Sometimes the checking would be largely done via a few phone calls to a few key sources. Even though I would receive reams of official documents to check a particular fact here or there even the most scrupulous journalist would have stories backed by the say-so of a few sources here or there. There was often no other way. I would get on the phone with them, after ideally receiving a carefully laid out list of whom to contact and about what. It often seemed like a silly, pointless exercise, except for one problem.

I always found facts that were wrong. I mean each and every single time, in every single story, no matter how good the writer. And some writers had a lot more mistakes than others. Ranking writers just as much as newbies. And this is where the rubber hit the road for the fact checkers. Your job was to catch these mistakes, including checking all the math. And for this yeoman's work the writer might say "good catch" to you as you showed them the problem. Sometimes these mistakes were dangerous. But you never got any real credit for finding them. But if you ever missed a mistake, watch out brother, it could count against your future at the publication.

Then once you checked you copy, which typically took two to three days for complicated stories -- and by this point my copy would have two different colored inks, highlights and lord knows what else on it -- it would go to an editor, who would often change a bunch of stuff, and introduce a whole group of new facts to check. Some editors at this stage would re-write the whole thing, and leave you scrambling, right before the story was to go to the copy desk to fill in all their blanks.

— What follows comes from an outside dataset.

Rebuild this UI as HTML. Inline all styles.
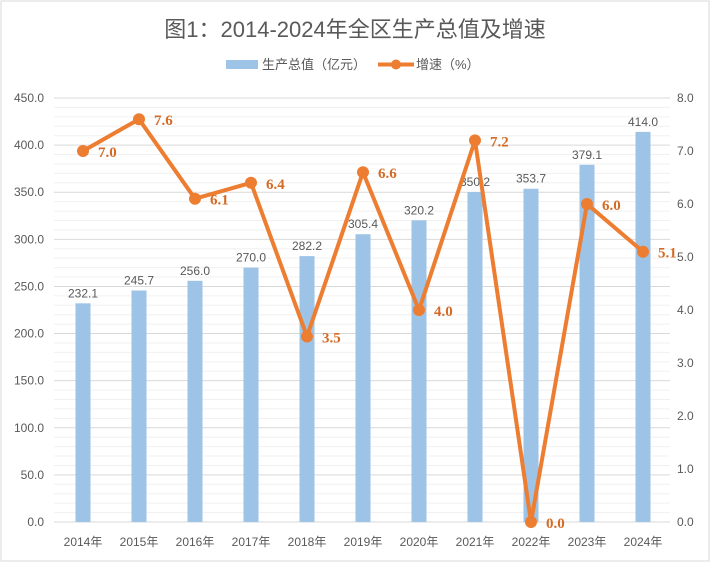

One editor -- now long gone -- was notorious for coming in, changing the whole story, making an enormous commotion and then going home, leaving the humble fact checker to pick up the pieces. Another editor, also now gone, simply introduced mistakes into stories. Over and over. He would write something new in the story, and then include a little flagged note like this: "Right?" As in: "'And then in 1987 Donald Trump bought the Empire State Building For $25 million. (Right?)'" I exaggerate with just how dumb his mistakes could get, but not by all that much.

But that was all for the future. For now Bob was looking at me, as I tried to grasp the significance of the "double line" system, and which sources could cut it. If I found ten websites that all confirmed the same basic fact could that ever work? What if sources have reason to lie? How do I file all this stuff, and what happens then? All this would be made clear to me, but that's not how he said it. He was impatient to go, and check some facts of his own, but he wanted to make sure he was not liable for me. Because fact checking, at its core, was all about covering ass. This I would learn.

"Yes, I think I get it, thank you Bob," I told him at the end of my hour long lesson. I clutched my ream of sample fact-checked stories from 1999, trying to absorb them. One story was by a writer long gone, about a technology that no one cared about anymore. This was my text and I would study it.

"Okay," he said, not seeming all that convinced, but not seeming all that bothered either. He had a job to do, or at least another job to do after this one. He got up, left the fishbowl and went back to doing what he was good at, checking facts.

I also got up. This would take a lot of precision, an understanding of the law in some cases and even some math, never my favorite subject; which you might find odd for a guy who already worked as a financial journalist, right? Right? Trust me, I wasn't the only one with this problem. You would be surprised.

But I was determined that this wouldn't screw up my new job. This was my shot and I was going to make sure I got it right.